━━ Information supplied
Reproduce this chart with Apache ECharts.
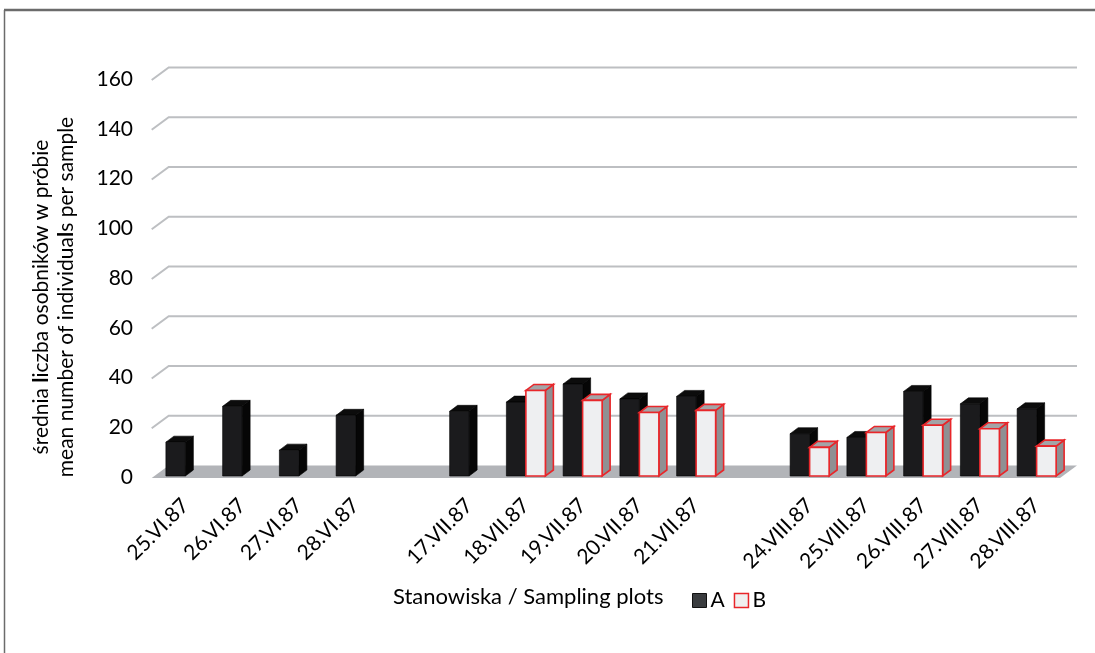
<!DOCTYPE html>
<html>
<head>
<meta charset="utf-8">
<script src="https://cdn.jsdelivr.net/npm/echarts@6/dist/echarts.min.js"></script>
<style>html,body{margin:0;padding:0;background:#fff;}#c{width:1095px;height:653px;}</style>
</head>
<body>
<div id="c"></div>
<script>
const categories = ['25.VI.87','26.VI.87','27.VI.87','28.VI.87','','17.VII.87','18.VII.87','19.VII.87','20.VII.87','21.VII.87','','24.VIII.87','25.VIII.87','26.VIII.87','27.VIII.87','28.VIII.87'];
const seriesA = [13.6, 28, 10.4, 24.4, null, 26, 29.7, 37, 31, 32, null, 17, 15.5, 34, 29, 27];
const seriesB = [null, null, null, null, null, null, 34.4, 30.4, 25.5, 26.4, null, 11.5, 17.5, 20.4, 19, 12];
const yTicks = [0, 20, 40, 60, 80, 100, 120, 140, 160];
const xTitle = 'Stanowiska / Sampling plots';
const yTitle1 = ['średnia ', 'l', 'iczba osobników w próbie'];
const yTitle2 = ['mean number of individua', 'l', 's per sample'];

const FONT = 'Lato, "Open Sans", sans-serif';
const chart = echarts.init(document.getElementById('c'), null, {renderer: 'canvas'});

function toData(arr) {
  const out = [];
  arr.forEach((v, i) => { if (v !== null && v !== undefined) out.push([i, v]); });
  return out;
}

function barRenderer(isA) {
  return function (params, api) {
    const k = api.value(0), v = api.value(1);
    const base = api.coord([k, 0]);
    const top = api.coord([k, v]);
    const w = 19.5, dx = 8, dy = -6;
    const cx = base[0];
    const x0 = isA ? cx - w : cx;
    const x1 = x0 + w;
    const yb = base[1] - 1, yt = top[1] - 1;
    const stroke = isA ? '#000' : '#e8262a';
    const lw = isA ? 0.6 : 1.6;
    return {
      type: 'group',
      children: [
        {type: 'polygon', shape: {points: [[x1, yt], [x1 + dx, yt + dy], [x1 + dx, yb + dy], [x1, yb]]},
         style: {fill: isA ? '#060606' : '#8f9093', stroke: stroke, lineWidth: lw}},
        {type: 'polygon', shape: {points: [[x0, yt], [x1, yt], [x1 + dx, yt + dy], [x0 + dx, yt + dy]]},
         style: {fill: isA ? '#0c0c0c' : '#a3a4a7', stroke: stroke, lineWidth: lw}},
        {type: 'rect', shape: {x: x0, y: yt, width: w, height: yb - yt},
         style: {fill: isA ? '#1b1b1d' : '#eeeff1', stroke: stroke, lineWidth: lw}}
      ]
    };
  };
}

function bgRenderer(params, api) {
  const cs = params.coordSys;
  const L = cs.x, R = cs.x + cs.width;
  const fx0 = L - 5.3, fx1 = R - 5;
  const ddx = 17, ddy = -12.5;
  const children = [];
  yTicks.forEach(t => {
    const y = api.coord([0, t])[1] + 1;
    if (t === 0) {
      children.push({type: 'polygon', shape: {points: [[fx0, y], [fx1, y], [fx1 + ddx, y + ddy], [fx0 + ddx, y + ddy]]},
        style: {fill: '#b2b4b8'}});
    } else {
      children.push({type: 'polyline', shape: {points: [[fx0, y], [fx0 + ddx, y + ddy], [fx1 + ddx, y + ddy]]},
        style: {stroke: '#bdbfc2', lineWidth: 2, fill: null}});
    }
  });
  return {type: 'group', children: children};
}

const option = {
  animation: false,
  backgroundColor: '#fff',
  grid: {left: 157, right: 30, top: 79, bottom: 176},
  xAxis: {
    type: 'category', data: categories, boundaryGap: true,
    axisLine: {show: false}, axisTick: {show: false}, splitLine: {show: false},
    axisLabel: {interval: 0, rotate: 45, margin: 25, fontFamily: FONT, fontSize: 21, color: '#000'}
  },
  yAxis: {
    type: 'value', min: 0, max: 160, interval: 20,
    axisLine: {show: false}, axisTick: {show: false}, splitLine: {show: false},
    axisLabel: {margin: 24, fontFamily: FONT, fontSize: 21, color: '#000'}
  },
  legend: {
    left: 692, top: 590, padding: 0, icon: 'rect', itemWidth: 14, itemHeight: 14, itemGap: 9,
    textStyle: {fontFamily: FONT, fontSize: 21, color: '#000', padding: [0, 0, 0, -1]},
    data: [
      {name: 'A', itemStyle: {color: '#3a3c3f', borderColor: '#111', borderWidth: 1}},
      {name: 'B', itemStyle: {color: '#f0f0f0', borderColor: '#e8262a', borderWidth: 1.5}}
    ]
  },
  series: [
    {type: 'custom', name: 'bg', renderItem: bgRenderer, data: [[0, 0]], z: 1, silent: true},
    {type: 'custom', name: 'A', renderItem: barRenderer(true), data: toData(seriesA), z: 3,
     itemStyle: {color: '#3a3c3f'}},
    {type: 'custom', name: 'B', renderItem: barRenderer(false), data: toData(seriesB), z: 4,
     itemStyle: {color: '#f0f0f0', borderColor: '#e8262a'}}
  ],
  graphic: [
    {type: 'line', shape: {x1: 4, y1: 10, x2: 1095, y2: 10}, style: {stroke: '#6b6b6b', lineWidth: 2.5}},
    {type: 'line', shape: {x1: 4.5, y1: 10, x2: 4.5, y2: 653}, style: {stroke: '#6b6b6b', lineWidth: 1.5}},
    {type: 'text', left: 393, top: 586, style: {text: xTitle, fontFamily: FONT, fontSize: 22, fill: '#000'}},
    {type: 'text', x: 54, y: 297, rotation: Math.PI / 2,
     style: {
       text: '{n|' + yTitle1[0] + '}{b|' + yTitle1[1] + '}{n|' + yTitle1[2] + '}\n{n|' + yTitle2[0] + '}{b|' + yTitle2[1] + '}{n|' + yTitle2[2] + '}',
       align: 'center', verticalAlign: 'middle', fill: '#000',
       rich: {
         n: {fontFamily: FONT, fontSize: 21, lineHeight: 25, fill: '#000'},
         b: {fontFamily: FONT, fontSize: 21, lineHeight: 25, fontWeight: 'bold', fill: '#000'}
       }
     }}
  ]
};
chart.setOption(option);
</script>
</body>
</html>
━━━━
> Short problem: Reproduce the full listing faithfully, but do not carry over any pictures.

> Result below:
Reproduce this chart with Apache ECharts.
<!DOCTYPE html>
<html>
<head>
<meta charset="utf-8">
<script src="https://cdn.jsdelivr.net/npm/echarts@6/dist/echarts.min.js"></script>
<style>html,body{margin:0;padding:0;background:#fff;}#c{width:1095px;height:653px;}</style>
</head>
<body>
<div id="c"></div>
<script>
const categories = ['25.VI.87','26.VI.87','27.VI.87','28.VI.87','','17.VII.87','18.VII.87','19.VII.87','20.VII.87','21.VII.87','','24.VIII.87','25.VIII.87','26.VIII.87','27.VIII.87','28.VIII.87'];
const seriesA = [13.6, 28, 10.4, 24.4, null, 26, 29.7, 37, 31, 32, null, 17, 15.5, 34, 29, 27];
const seriesB = [null, null, null, null, null, null, 34.4, 30.4, 25.5, 26.4, null, 11.5, 17.5, 20.4, 19, 12];
const yTicks = [0, 20, 40, 60, 80, 100, 120, 140, 160];
const xTitle = 'Stanowiska / Sampling plots';
const yTitle1 = ['średnia ', 'l', 'iczba osobników w próbie'];
const yTitle2 = ['mean number of individua', 'l', 's per sample'];

const FONT = 'Lato, "Open Sans", sans-serif';
const chart = echarts.init(document.getElementById('c'), null, {renderer: 'canvas'});

function toData(arr) {
  const out = [];
  arr.forEach((v, i) => { if (v !== null && v !== undefined) out.push([i, v]); });
  return out;
}

function barRenderer(isA) {
  return function (params, api) {
    const k = api.value(0), v = api.value(1);
    const base = api.coord([k, 0]);
    const top = api.coord([k, v]);
    const w = 19.5, dx = 8, dy = -6;
    const cx = base[0];
    const x0 = isA ? cx - w : cx;
    const x1 = x0 + w;
    const yb = base[1] - 1, yt = top[1] - 1;
    const stroke = isA ? '#000' : '#e8262a';
    const lw = isA ? 0.6 : 1.6;
    return {
      type: 'group',
      children: [
        {type: 'polygon', shape: {points: [[x1, yt], [x1 + dx, yt + dy], [x1 + dx, yb + dy], [x1, yb]]},
         style: {fill: isA ? '#060606' : '#8f9093', stroke: stroke, lineWidth: lw}},
        {type: 'polygon', shape: {points: [[x0, yt], [x1, yt], [x1 + dx, yt + dy], [x0 + dx, yt + dy]]},
         style: {fill: isA ? '#0c0c0c' : '#a3a4a7', stroke: stroke, lineWidth: lw}},
        {type: 'rect', shape: {x: x0, y: yt, width: w, height: yb - yt},
         style: {fill: isA ? '#1b1b1d' : '#eeeff1', stroke: stroke, lineWidth: lw}}
      ]
    };
  };
}

function bgRenderer(params, api) {
  const cs = params.coordSys;
  const L = cs.x, R = cs.x + cs.width;
  const fx0 = L - 5.3, fx1 = R - 5;
  const ddx = 17, ddy = -12.5;
  const children = [];
  yTicks.forEach(t => {
    const y = api.coord([0, t])[1] + 1;
    if (t === 0) {
      children.push({type: 'polygon', shape: {points: [[fx0, y], [fx1, y], [fx1 + ddx, y + ddy], [fx0 + ddx, y + ddy]]},
        style: {fill: '#b2b4b8'}});
    } else {
      children.push({type: 'polyline', shape: {points: [[fx0, y], [fx0 + ddx, y + ddy], [fx1 + ddx, y + ddy]]},
        style: {stroke: '#bdbfc2', lineWidth: 2, fill: null}});
    }
  });
  return {type: 'group', children: children};
}

const option = {
  animation: false,
  backgroundColor: '#fff',
  grid: {left: 157, right: 30, top: 79, bottom: 176},
  xAxis: {
    type: 'category', data: categories, boundaryGap: true,
    axisLine: {show: false}, axisTick: {show: false}, splitLine: {show: false},
    axisLabel: {interval: 0, rotate: 45, margin: 25, fontFamily: FONT, fontSize: 21, color: '#000'}
  },
  yAxis: {
    type: 'value', min: 0, max: 160, interval: 20,
    axisLine: {show: false}, axisTick: {show: false}, splitLine: {show: false},
    axisLabel: {margin: 24, fontFamily: FONT, fontSize: 21, color: '#000'}
  },
  legend: {
    left: 692, top: 590, padding: 0, icon: 'rect', itemWidth: 14, itemHeight: 14, itemGap: 9,
    textStyle: {fontFamily: FONT, fontSize: 21, color: '#000', padding: [0, 0, 0, -1]},
    data: [
      {name: 'A', itemStyle: {color: '#3a3c3f', borderColor: '#111', borderWidth: 1}},
      {name: 'B', itemStyle: {color: '#f0f0f0', borderColor: '#e8262a', borderWidth: 1.5}}
    ]
  },
  series: [
    {type: 'custom', name: 'bg', renderItem: bgRenderer, data: [[0, 0]], z: 1, silent: true},
    {type: 'custom', name: 'A', renderItem: barRenderer(true), data: toData(seriesA), z: 3,
     itemStyle: {color: '#3a3c3f'}},
    {type: 'custom', name: 'B', renderItem: barRenderer(false), data: toData(seriesB), z: 4,
     itemStyle: {color: '#f0f0f0', borderColor: '#e8262a'}}
  ],
  graphic: [
    {type: 'line', shape: {x1: 4, y1: 10, x2: 1095, y2: 10}, style: {stroke: '#6b6b6b', lineWidth: 2.5}},
    {type: 'line', shape: {x1: 4.5, y1: 10, x2: 4.5, y2: 653}, style: {stroke: '#6b6b6b', lineWidth: 1.5}},
    {type: 'text', left: 393, top: 586, style: {text: xTitle, fontFamily: FONT, fontSize: 22, fill: '#000'}},
    {type: 'text', x: 54, y: 297, rotation: Math.PI / 2,
     style: {
       text: '{n|' + yTitle1[0] + '}{b|' + yTitle1[1] + '}{n|' + yTitle1[2] + '}\n{n|' + yTitle2[0] + '}{b|' + yTitle2[1] + '}{n|' + yTitle2[2] + '}',
       align: 'center', verticalAlign: 'middle', fill: '#000',
       rich: {
         n: {fontFamily: FONT, fontSize: 21, lineHeight: 25, fill: '#000'},
         b: {fontFamily: FONT, fontSize: 21, lineHeight: 25, fontWeight: 'bold', fill: '#000'}
       }
     }}
  ]
};
chart.setOption(option);
</script>
</body>
</html>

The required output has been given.